Correlating check dam sedimentation and rainstorm characteristics on the Loess Plateau, China

• Layered sediment volume V has prominent power relation to rainfall erosivity R.
• A new scale method to reconstruct R was presented.
• Distance of dams has greater influence on R reconstruction than hysteresis pattern.
• The scale method performs well and has good applicability in adjacent regions.
• Sedimentation in dam deposition wedges is a feasible indicator to reconstruct R.

On the Loess Plateau, China, check dams are necessary for soil and water conservation. In this study, the relationships between check dam sedimentation and storm characteristics were investigated, and rainstorm events for an area of data scarcity were reconstructed using optimal regression models. Four typical check dams of the Loess Plateau (the Shipanmao, Hualiang, No. 3 Guandigou, and No. 4 Guandigou dams) were selected for case studies. Soil profiles behind the four dams were divided into 21, 25, 31, and 31 layers, respectively. The one-to-one link between sediment layers and corresponding storm characteristics were considered based on the peak fallout of 137Cs and on the principle that higher flow corresponds to higher sediment deposition volume. Analysis showed that the layered sediment volume (V) was closely related to rainfall erosivity (R), and to the maximum rainfall intensity over 30 min (I30). A statistically significant power regression model between V and R was observed, along with an exponential regression model between V and I30. Based on the power regression model between V and R, a new approach was developed in order to reconstruct rainfall erosivity in rainfall data-scarcity areas. Different hysteresis patterns (counterclockwise, clockwise, and hybrid) at the single storm scale were observed between V and R for the Shipanmao dam deposition wedge (depositional area behind a dam), and these impacted differently on the scale reconstruction results.
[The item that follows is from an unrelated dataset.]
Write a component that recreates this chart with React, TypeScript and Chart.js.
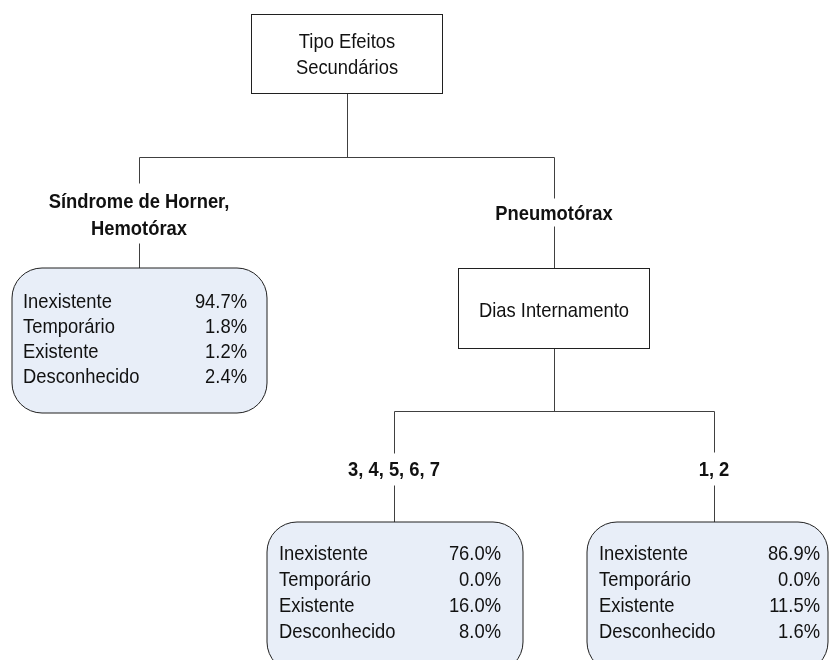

However, the distance between the reconstructed dams and the known dams had an even stronger influence. The scale method developed in this study was shown to perform well and was able to reconstruct rainstorm events for adjacent regions with similar climatic and geomorphological conditions. Furthermore, the results of this study have improved our understanding of single rainstorm dynamics and soil erosion mechanisms on the Loess Plateau.